Y aquí llegamos al corazón de la obra de Miller (¡corazón! algo que él ponía por encima de la misma inteligencia) donde la obscenidad cumple el papel de incentivo o es apenas un recurso técnico para llevar al lector al reconocimiento maravilloso de la “vitalidad” que alienta tras de cada nuevo día. Su propósito manifiesto es golpear, despertar, introducir una sensación de realidad indescriptible; algo parecido a lo que representa para el cristianismo primitivo el uso del milagro en el camino a su verdad; algo que utiliza el adepto Zen cuando no vacila en emplear actos insólitos o sacrílegos para llevar a su seguidor a ese estado de iluminación y éxtasis cotidiano que le permite alcanzar un conocimiento íntimo o vivencia del insondable universo que nos rodea (4). Finalmente comprendemos porqué esta extraordinaria trilogía por título La crucifixión rosada: el dolor de toda una vida resulta al cabo una broma ligera. Ya no hay lugar para complacerse en el sufrimiento, la nostalgia o la melancolía, cuando se ha logrado acceder a esa “realidad” intoxicada del mundo… El calvario de la vida humana se ha convertido en una regocijante danza al unísono con el cielo estrellado… El tiempo de los asesinos se ha trocado en la eternidad que puede vislumbrarse en una brizna de hierba, en la cabeza de un alfiler o en un cabello partido a la mitad. En esa misma Correspondencia Privada, Henry Miller nos cuenta como mientras se embarcaba en la reelectura de su trilogía no dejaba de reír y llorar al mismo tiempo y entonces solía pensar que el mundo entero reía y lloraba con él… ¿Qué otro argumento más hermoso puede hallarse como garantía del valor de una obra escrita? Esto me lleva a preguntarme finalmente sobre el lugar que ocupa el amor en la obra de Miller para responder a continuación con las palabras de Coventry Patmore, poeta inglés de inspiración mística, que en ella

“el amor se eleva más allá de la esfera del respeto y la adoración a la esfera de la risa y la loca alegría”.


NOTAS



(1). Con sus particulares dotes de visionario Miller se anticipa aquí a Michel Foucault quien, poco antes de su muerte, se propuso realizar la genealogía de la “Ciencia del sexo” donde desenmascara “esa gran configuración de saber que occidente no ha cesado de constituir alrededor del sexo”, “ese gran alboroto alrededor del sexo” que a la postre no es sino una forma sutil de prohibir, censurar y tratar el libre desenvolvimiento y expresión de éste. (Ver su Historia de la Sexualidad. Volumen 1.)

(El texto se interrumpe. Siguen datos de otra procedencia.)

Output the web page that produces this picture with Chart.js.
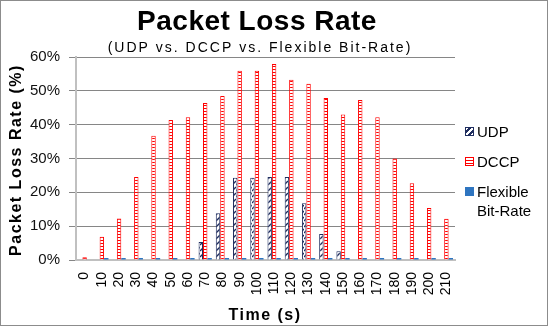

(2). De la misma manera que Lawrence experimenta como “obsceno” únicamente el completo estado de separatividad del hombre y la naturaleza que define la actual sociedad, Miller por su parte encontrará obscenas ciertas formas de violencia colectiva como el genocidio y las guerras. Un concepto profundo que retomará la contracultura norteamericana. Así, uno de sus brillantes teóricos Norman O. Brown, no dice que “la guerra es sexo pervertido” (El cuerpo del Amor. Ed. Sudamericana. Pág. 190).

(3). En lo que a Sade respecta, Georges Bataille se ocupó de mostrarnos en numerosas oportunidades la posición banal e inconsistente de los que se llaman sus admiradores: “no se puede admirar a Sade sin edulcorar su pensamiento”, afirma rotundamente en El Erotísmo. Ed. Sur. Pág. 170, Quiso decir que a Sade había que leerlo (tomarlo) literalmente y no de otra manera.

(4). La experiencia Zen a la que me refiero nada tiene de religiosa (en la acepción occidental de la palabra). Antes que una religión en sentido estricto, el Budismo Zen sería una sabiduría de la vida cuyos lineamientos últimos son el sinsentido y la risa. Sabemos lo cercano que se hallaba H. Miller de esta manera de ver las cosas.